Question

A circular wire loop of radius $R$, mass $m$, and current $I$ lies on a rough surface. There is a horizontal magnetic field $\overrightarrow{B}$. The minimum value of current $I$ for which one edge of the loop will lift off the surface ?

• A. $\frac{4mg}{\pi RB}$
• B. $\frac{3mg}{\pi RB}$
• C. $\frac{2mg}{\pi RB}$
• D. $\frac{mg}{\pi RB}$

Answer 1

The correct option is D $\frac{mg}{\pi RB}$

The loop will start to lift when the magnetic torque equals the gravitational torque.
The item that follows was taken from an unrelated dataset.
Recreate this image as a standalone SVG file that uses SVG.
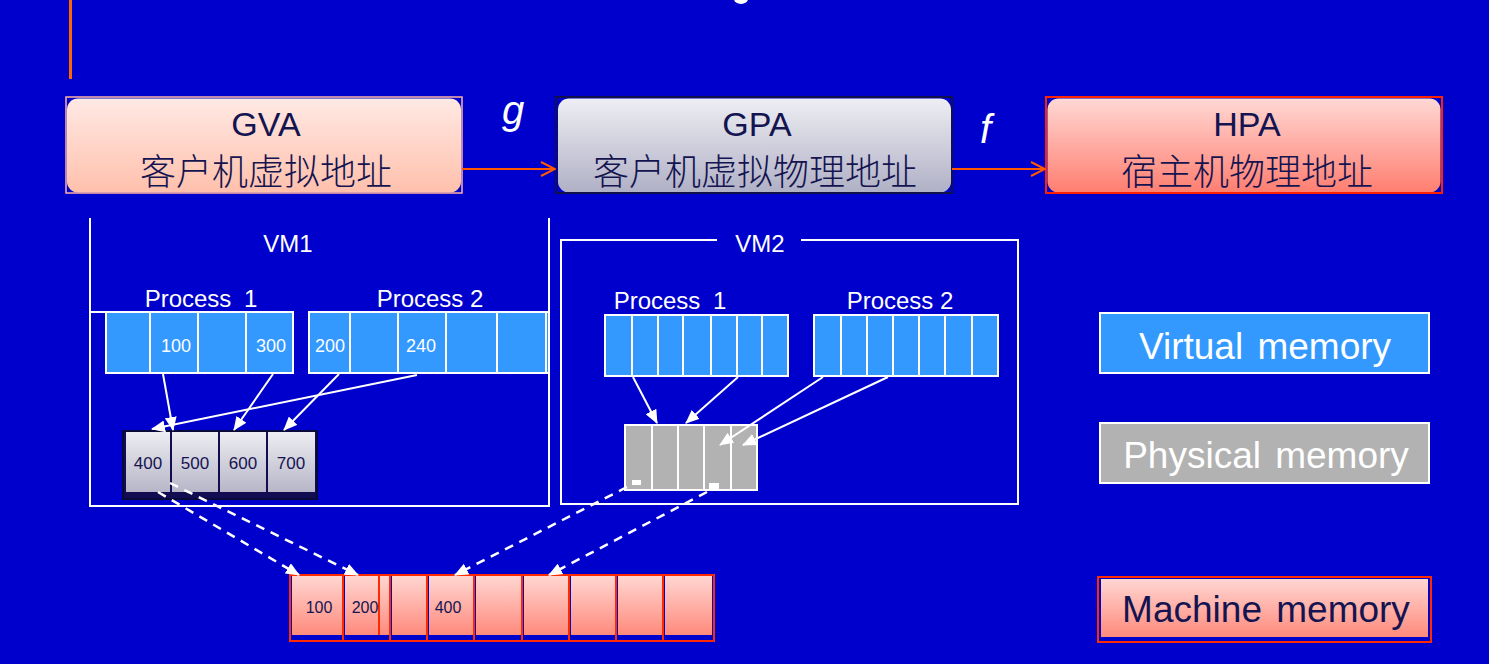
<svg xmlns="http://www.w3.org/2000/svg" width="1489" height="664" viewBox="0 0 1489 664">
<defs>
  <linearGradient id="gPink" x1="0" y1="0" x2="0" y2="1">
    <stop offset="0" stop-color="#FFE9E4"/>
    <stop offset="1" stop-color="#FFC0AC"/>
  </linearGradient>
  <linearGradient id="gGray" x1="0" y1="0" x2="0" y2="1">
    <stop offset="0" stop-color="#EEEEF3"/>
    <stop offset="1" stop-color="#B0B0C6"/>
  </linearGradient>
  <linearGradient id="gRed" x1="0" y1="0" x2="0" y2="1">
    <stop offset="0" stop-color="#FFD8D4"/>
    <stop offset="1" stop-color="#FF7E70"/>
  </linearGradient>
  <linearGradient id="gCell" x1="0" y1="0" x2="0" y2="1">
    <stop offset="0" stop-color="#FFD6D2"/>
    <stop offset="1" stop-color="#FF8A7C"/>
  </linearGradient>
  <linearGradient id="gPhys" x1="0" y1="0" x2="0" y2="1">
    <stop offset="0" stop-color="#EDEDF2"/>
    <stop offset="1" stop-color="#B6B6C8"/>
  </linearGradient>
  <marker id="open" viewBox="0 0 16 16" refX="15" refY="8" markerWidth="16" markerHeight="16" markerUnits="userSpaceOnUse" orient="auto">
    <path d="M1,1 L15,8 L1,15" fill="none" stroke="#FF5A00" stroke-width="2"/>
  </marker>
  <marker id="tri" viewBox="0 0 14 12" refX="13" refY="6" markerWidth="14" markerHeight="12" markerUnits="userSpaceOnUse" orient="auto">
    <path d="M0,0 L14,6 L0,12 Z" fill="#FFFFFF"/>
  </marker>
</defs>
<style>
  .title{font-family:"Liberation Sans",Arial,sans-serif;font-size:34px;fill:#141450;text-anchor:middle}
  .cn{font-family:"Noto Sans CJK SC","Noto Sans CJK JP",sans-serif;font-size:36px;font-weight:300;fill:#141450;text-anchor:middle}
  .fn{font-family:"Liberation Sans",Arial,sans-serif;font-style:italic;font-size:40px;fill:#FFFFFF}
  .lbl{font-family:"Liberation Sans",Arial,sans-serif;font-size:24px;fill:#FFFFFF;text-anchor:middle}
  .num{font-family:"Liberation Sans",Arial,sans-serif;font-size:18px;fill:#FFFFFF;text-anchor:middle}
  .pnum{font-family:"Liberation Sans",Arial,sans-serif;font-size:17px;fill:#141450;text-anchor:middle}
  .mnum{font-family:"Liberation Sans",Arial,sans-serif;font-size:16px;fill:#141450;text-anchor:middle}
  .leg{font-family:"Liberation Sans",Arial,sans-serif;font-size:37px;text-anchor:middle;word-spacing:4px}
  .vcell{fill:#3399FF;stroke:#FFFFFF;stroke-width:2}
  .wline{stroke:#FFFFFF;stroke-width:2;fill:none}
  .arr{stroke:#FFFFFF;stroke-width:2;fill:none;marker-end:url(#tri)}
  .dash{stroke:#FFFFFF;stroke-width:2.5;fill:none;stroke-dasharray:9 7;marker-end:url(#tri)}
  .rdiv{stroke:#FF2A00;stroke-width:2;fill:none}
</style>
<rect x="0" y="0" width="1489" height="664" fill="#0000CC"/>
<line x1="70.5" y1="0" x2="70.5" y2="79" stroke="#FF6600" stroke-width="3"/>
<ellipse cx="741" cy="-1" rx="7" ry="5" fill="#FFFFFF"/>

<g id="gva">
  <rect x="67" y="98.5" width="394" height="94" rx="11" fill="url(#gPink)"/>
  <rect x="66" y="97" width="396" height="96" fill="none" stroke="#FFB4A4" stroke-width="1.5"/>
  <text class="title" x="266" y="136">GVA</text>
  <text class="cn" x="266" y="185">客户机虚拟地址</text>
</g>
<g id="gpa">
  <rect x="558" y="98.5" width="393" height="94" rx="11" fill="url(#gGray)"/>
  <rect x="556" y="97" width="396" height="96" fill="none" stroke="#10104A" stroke-width="2"/>
  <text class="title" x="757" y="136">GPA</text>
  <text class="cn" x="755" y="185">客户机虚拟物理地址</text>
</g>
<g id="hpa">
  <rect x="1047.5" y="98.5" width="393" height="94" rx="11" fill="url(#gRed)"/>
  <rect x="1046" y="97" width="396" height="96" fill="none" stroke="#FF2200" stroke-width="2"/>
  <text class="title" x="1247" y="136">HPA</text>
  <text class="cn" x="1247" y="185">宿主机物理地址</text>
</g>

<g id="vm1">
  <polyline class="wline" points="90,218 90,506 549,506 549,218"/>
  <line class="wline" x1="90" y1="312" x2="106" y2="312"/>
  <text class="lbl" x="288" y="252">VM1</text>
  <text class="lbl" x="201" y="307" style="word-spacing:6px">Process 1</text>
  <text class="lbl" x="430" y="307">Process 2</text>
  <g id="vm1-p1">
    <rect class="vcell" x="106" y="312" width="44" height="61"/>
    <rect class="vcell" x="150" y="312" width="48" height="61"/>
    <rect class="vcell" x="198" y="312" width="48" height="61"/>
    <rect class="vcell" x="246" y="312" width="47" height="61"/>
    <text class="num" x="176" y="352">100</text>
    <text class="num" x="271" y="352">300</text>
  </g>
  <g id="vm1-p2">
    <rect class="vcell" x="309" y="312" width="41" height="61"/>
    <rect class="vcell" x="350" y="312" width="48" height="61"/>
    <rect class="vcell" x="398" y="312" width="48" height="61"/>
    <rect class="vcell" x="446" y="312" width="51" height="61"/>
    <rect class="vcell" x="497" y="312" width="49" height="61"/>
    <rect class="vcell" x="546" y="312" width="3" height="61"/>
    <text class="num" x="330" y="352">200</text>
    <text class="num" x="421" y="352">240</text>
  </g>
  <g id="vm1-phys">
    <rect x="123" y="431" width="194" height="68" fill="#120C52" stroke="#0A0A3A" stroke-width="2"/>
    <rect x="126" y="432" width="44" height="60" fill="url(#gPhys)"/>
    <rect x="172" y="432" width="46" height="60" fill="url(#gPhys)"/>
    <rect x="220" y="432" width="46" height="60" fill="url(#gPhys)"/>
    <rect x="268" y="432" width="47" height="60" fill="url(#gPhys)"/>
    <text class="pnum" x="148" y="469">400</text>
    <text class="pnum" x="195" y="469">500</text>
    <text class="pnum" x="243" y="469">600</text>
    <text class="pnum" x="291" y="469">700</text>
  </g>
</g>

<g id="vm2">
  <polyline class="wline" points="717,240 561,240 561,504 1018,504 1018,240 801,240"/>
  <text class="lbl" x="760" y="252">VM2</text>
  <text class="lbl" x="670" y="309" style="word-spacing:6px">Process 1</text>
  <text class="lbl" x="900" y="309">Process 2</text>
  <g id="vm2-p1">
    <rect class="vcell" x="605" y="315" width="27" height="61"/>
    <rect class="vcell" x="632" y="315" width="26" height="61"/>
    <rect class="vcell" x="658" y="315" width="25" height="61"/>
    <rect class="vcell" x="683" y="315" width="28" height="61"/>
    <rect class="vcell" x="711" y="315" width="26" height="61"/>
    <rect class="vcell" x="737" y="315" width="25" height="61"/>
    <rect class="vcell" x="762" y="315" width="26" height="61"/>
  </g>
  <g id="vm2-p2">
    <rect class="vcell" x="814" y="315" width="27" height="61"/>
    <rect class="vcell" x="841" y="315" width="26" height="61"/>
    <rect class="vcell" x="867" y="315" width="26" height="61"/>
    <rect class="vcell" x="893" y="315" width="26" height="61"/>
    <rect class="vcell" x="919" y="315" width="26" height="61"/>
    <rect class="vcell" x="945" y="315" width="27" height="61"/>
    <rect class="vcell" x="972" y="315" width="26" height="61"/>
  </g>
  <g id="vm2-phys">
    <rect x="625" y="425" width="132" height="65" fill="#B2B2B2" stroke="#FFFFFF" stroke-width="2"/>
    <line class="wline" x1="652" y1="425" x2="652" y2="490"/>
    <line class="wline" x1="678" y1="425" x2="678" y2="490"/>
    <line class="wline" x1="704" y1="425" x2="704" y2="490"/>
    <line class="wline" x1="731" y1="425" x2="731" y2="490"/>
    <rect x="632" y="480" width="9" height="5" fill="#FFFFFF"/>
    <rect x="709" y="483" width="10" height="6" fill="#FFFFFF"/>
  </g>
</g>

<g id="machine">
  <rect x="292" y="576" width="51" height="59" fill="url(#gCell)"/>
  <rect x="345" y="576" width="45" height="59" fill="url(#gCell)"/>
  <rect x="392" y="576" width="35" height="59" fill="url(#gCell)"/>
  <rect x="429" y="576" width="45" height="59" fill="url(#gCell)"/>
  <rect x="476" y="576" width="46" height="59" fill="url(#gCell)"/>
  <rect x="524" y="576" width="45" height="59" fill="url(#gCell)"/>
  <rect x="571" y="576" width="45" height="59" fill="url(#gCell)"/>
  <rect x="618" y="576" width="45" height="59" fill="url(#gCell)"/>
  <rect x="665" y="576" width="47" height="59" fill="url(#gCell)"/>
  <rect x="290" y="575" width="424" height="66" fill="none" stroke="#FF2A00" stroke-width="2"/>
  <line class="rdiv" x1="343" y1="575" x2="343" y2="641"/>
  <line class="rdiv" x1="379" y1="575" x2="379" y2="635"/>
  <line class="rdiv" x1="390" y1="575" x2="390" y2="641"/>
  <line class="rdiv" x1="427" y1="575" x2="427" y2="641"/>
  <line class="rdiv" x1="474" y1="575" x2="474" y2="641"/>
  <line class="rdiv" x1="522" y1="575" x2="522" y2="641"/>
  <line class="rdiv" x1="569" y1="575" x2="569" y2="641"/>
  <line class="rdiv" x1="616" y1="575" x2="616" y2="641"/>
  <line class="rdiv" x1="663" y1="575" x2="663" y2="641"/>
  <text class="mnum" x="319" y="613">100</text>
  <text class="mnum" x="365" y="613">200</text>
  <text class="mnum" x="448" y="613">400</text>
</g>

<g id="legend-virtual">
  <rect x="1100" y="313" width="329" height="60" fill="#3399FF" stroke="#FFFFFF" stroke-width="2"/>
  <text class="leg" x="1265" y="359" fill="#FFFFFF">Virtual memory</text>
</g>
<g id="legend-physical">
  <rect x="1100" y="423" width="329" height="60" fill="#B2B2B2" stroke="#FFFFFF" stroke-width="2"/>
  <text class="leg" x="1266" y="468" fill="#FFFFFF">Physical memory</text>
</g>
<g id="legend-machine">
  <rect x="1101" y="579" width="327" height="58" fill="url(#gCell)"/>
  <rect x="1098" y="577" width="333" height="65" fill="none" stroke="#FF2A00" stroke-width="2"/>
  <text class="leg" x="1266" y="622" fill="#141450">Machine memory</text>
</g>

<g id="connectors">
  <line x1="462" y1="169" x2="555" y2="169" stroke="#FF5A00" stroke-width="2" marker-end="url(#open)"/>
  <line x1="952" y1="169" x2="1045" y2="169" stroke="#FF5A00" stroke-width="2" marker-end="url(#open)"/>
  <text class="fn" x="502" y="124">g</text>
  <text class="fn" x="980" y="143">f</text>
  <line class="arr" x1="163" y1="374" x2="173" y2="430"/>
  <line class="arr" x1="273" y1="374" x2="234" y2="430"/>
  <line class="arr" x1="339" y1="374" x2="284" y2="430"/>
  <line class="arr" x1="417" y1="375" x2="152" y2="429"/>
  <line class="arr" x1="633" y1="377" x2="657" y2="423"/>
  <line class="arr" x1="738" y1="377" x2="686" y2="423"/>
  <line class="arr" x1="823" y1="377" x2="720" y2="445"/>
  <line class="arr" x1="888" y1="377" x2="743" y2="445"/>
  <line class="dash" x1="158" y1="492" x2="299" y2="575"/>
  <line class="dash" x1="170" y1="483" x2="358" y2="575"/>
  <line class="dash" x1="627" y1="487" x2="455" y2="575"/>
  <line class="dash" x1="707" y1="492" x2="549" y2="575"/>
</g>
</svg>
$\therefore {\tau }_m={\tau }_g$

The magnetic torque acting on the loop is

${\overrightarrow{\tau }}_m=\overrightarrow{\mu }\times \overrightarrow{B}$

$\therefore {\tau }_m=\mu B\sin {90}^{\circ }=\left(I\pi R^2\right)B$

The gravitational torque exerted on the loop is given by

${\overrightarrow{\tau }}_g=\overrightarrow{R}\times m\overrightarrow{g}$

$\therefore {\tau }_g=mgR$

Torque of magnetic force acts in such a way that $\overrightarrow{\mu }$ vector tries to align with the magnetic field vector $\overrightarrow{B}$.


After equating the torques, we get

$I=\frac{mg}{\pi RB}$

Hence, option $\left(d\right)$ is the correct answer.